Legal Advocacy To Improve Care For Older Adults With Complex Needs

By Sarah Hooper Joel Teitelbaum Ami Parekh Anne Fabiny: For More Info, Go Here…

Legal advocacy is a recognized strategy to address social factors that influence the health of populations with complex care needs. Such advocacy can improve housing stabilityincrease access to public benefits that support a host of social needs, assure that medical and financial proxy decision makers are in place, and reduce psychosocial distress.

Older adults are disproportionately likely to have complex medical needs. Legal advocacy has been recognized as integral to the health and health care of older adults in the medical literature since 1988, and in current Medicare quality metrics. Additionally, since 1965, the Older Americans Act has provided legal assistance as an “essential service” among other aging supports such as nutrition, transportation, and in-home care.

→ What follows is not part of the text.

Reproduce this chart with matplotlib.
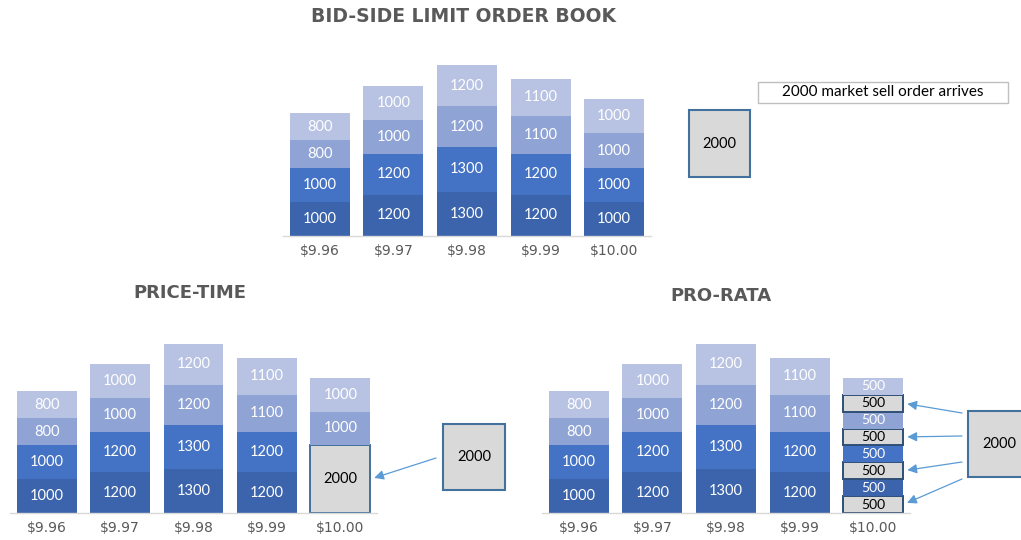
import matplotlib
matplotlib.use("Agg")
import matplotlib.pyplot as plt
from matplotlib.patches import Rectangle
import numpy as np

# ---------------- data ----------------
prices = ["$9.96", "$9.97", "$9.98", "$9.99", "$10.00"]
order1 = [1000, 1200, 1300, 1200, 1000]   # oldest (bottom)
order2 = [1000, 1200, 1300, 1200, 1000]
order3 = [800, 1000, 1200, 1100, 1000]
order4 = [800, 1000, 1200, 1100, 1000]    # newest (top)
market_sell = 2000
titles = ["BID-SIDE LIMIT ORDER BOOK", "PRICE-TIME", "PRO-RATA"]
arrival_text = "2000 market sell order arrives"

# ---------------- style ----------------
level_colors = ["#3B64AD", "#4472C4", "#8FA3D5", "#B8C2E3"]
grey_fill = "#D9D9D9"
grey_edge = "#41719C"
arrow_col = "#5B9BD5"
title_col = "#595959"
tick_col = "#595959"
W, H = 1021, 540
BAR_W = 0.815

fig = plt.figure(figsize=(W / 100, H / 100), dpi=100)

def fx(px):
    return px / W

def fy(py):
    return 1 - py / H

def make_axes(left_px, right_px, base_px, px_per_unit, ymax=5200):
    bottom = fy(base_px)
    height = ymax * px_per_unit / H
    ax = fig.add_axes([fx(left_px), bottom, fx(right_px - left_px), height])
    ax.set_xlim(-0.5, 4.5)
    ax.set_ylim(0, ymax)
    for s in ["top", "right", "left"]:
        ax.spines[s].set_visible(False)
    ax.spines["bottom"].set_color("#D9D9D9")
    ax.spines["bottom"].set_linewidth(1.0)
    ax.set_yticks([])
    ax.set_xticks(np.arange(len(prices)))
    ax.set_xticklabels(prices, fontsize=10, color=tick_col, family="DejaVu Sans")
    ax.tick_params(axis="x", length=0, pad=6)
    ax.patch.set_alpha(0)
    return ax

def seg(ax, x, bottom, h, color, label_color="white", edge=None, fs=10.5):
    ax.bar(x, h, bottom=bottom, width=BAR_W, color=color,
           edgecolor=edge if edge else "none", linewidth=1.4 if edge else 0)
    ax.text(x, bottom + h / 2, str(int(h)), ha="center", va="center",
            fontsize=fs, color=label_color, family="Lato")

levels = [order1, order2, order3, order4]
x = np.arange(len(prices))

# ---------------- top chart ----------------
ax_top = make_axes(283, 651, 236, 0.0342)
for i in range(len(prices)):
    b = 0
    for lv, col in zip(levels, level_colors):
        seg(ax_top, x[i], b, lv[i], col)
        b += lv[i]

# ---------------- price-time ----------------
ax_pt = make_axes(10, 377, 513, 0.0338)
last = len(prices) - 1
for i in range(len(prices)):
    b = 0
    if i == last:
        seg(ax_pt, x[i], 0, market_sell, grey_fill, "black", grey_edge)
        b = market_sell
        filled = 0
        for lv, col in zip(levels, level_colors):
            v = lv[i]
            if filled + v <= market_sell:
                filled += v
                continue
            seg(ax_pt, x[i], b, v, col)
            b += v
    else:
        for lv, col in zip(levels, level_colors):
            seg(ax_pt, x[i], b, lv[i], col)
            b += lv[i]

# ---------------- pro-rata ----------------
ax_pr = make_axes(542, 910, 513, 0.0338)
total_last = sum(lv[last] for lv in levels)
grey_mids = []
for i in range(len(prices)):
    b = 0
    for lv, col in zip(levels, level_colors):
        if i == last:
            fill = market_sell * lv[i] / total_last
            seg(ax_pr, x[i], b, fill, grey_fill, "black", "#2F4F75", fs=10)
            grey_mids.append(b + fill / 2)
            b += fill
            seg(ax_pr, x[i], b, lv[i] - fill, col, fs=10)
            b += lv[i] - fill
        else:
            seg(ax_pr, x[i], b, lv[i], col)
            b += lv[i]

# ---------------- titles ----------------
fig.text(fx(463), fy(17), titles[0], ha="center", va="center", fontsize=13.5,
         fontweight="bold", color=title_col, family="DejaVu Sans")
fig.text(fx(190), fy(293), titles[1], ha="center", va="center", fontsize=13,
         fontweight="bold", color=title_col, family="DejaVu Sans")
fig.text(fx(721), fy(296), titles[2], ha="center", va="center", fontsize=13,
         fontweight="bold", color=title_col, family="DejaVu Sans")

# ---------------- annotation boxes ----------------
def box(l, t, r, b, text, fc=grey_fill, ec=grey_edge, lw=1.5, fs=10, tx=None):
    rect = Rectangle((fx(l), fy(b)), fx(r - l), (b - t) / H, transform=fig.transFigure,
                     facecolor=fc, edgecolor=ec, linewidth=lw, clip_on=False)
    fig.add_artist(rect)
    cx = (l + r) / 2 if tx is None else tx
    fig.text(fx(cx), fy((t + b) / 2), text, ha="center", va="center",
             fontsize=fs, color="black", family="Lato")

box(758, 82, 1008, 103, arrival_text, fc="white", ec="#BFBFBF", lw=1.0, fs=11)
box(689, 110, 750, 177, str(market_sell), fs=10.5)
box(443, 424, 505, 490, str(market_sell), fs=10.5)
box(968, 411, 1030, 477, str(market_sell), fs=10.5)

arrow_kw = dict(arrowstyle="-|>", color=arrow_col, lw=0.9, mutation_scale=14,
                shrinkA=0, shrinkB=3)

# price-time arrow
ax_pt.annotate("", xy=(x[last] + BAR_W / 2, market_sell / 2), xycoords="data",
               xytext=(fx(436), fy(458)), textcoords="figure fraction",
               arrowprops=arrow_kw)

# pro-rata arrows
tails = [413, 436, 462, 479]
for ym, ty in zip(grey_mids[::-1], tails):
    ax_pr.annotate("", xy=(x[last] + BAR_W / 2, ym), xycoords="data",
                   xytext=(fx(962), fy(ty)), textcoords="figure fraction",
                   arrowprops=arrow_kw)

fig.savefig("out.png", dpi=100)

Under the act, state area agencies on aging must provide legal services free to adults older than age 60 with the “greatest social or economic need.”

Yet, while emerging care models for older adults with complex needs are highly multidisciplinary, none incorporate legal advocacy in their design. This is in some ways not surprising as clinicians are not trained to recognize or address legal needs of older patients, and older patients are unable to self-diagnose their legal problems, thus making it unlikely that they will articulate legal needs as such to health care providers, social workers, or case managers.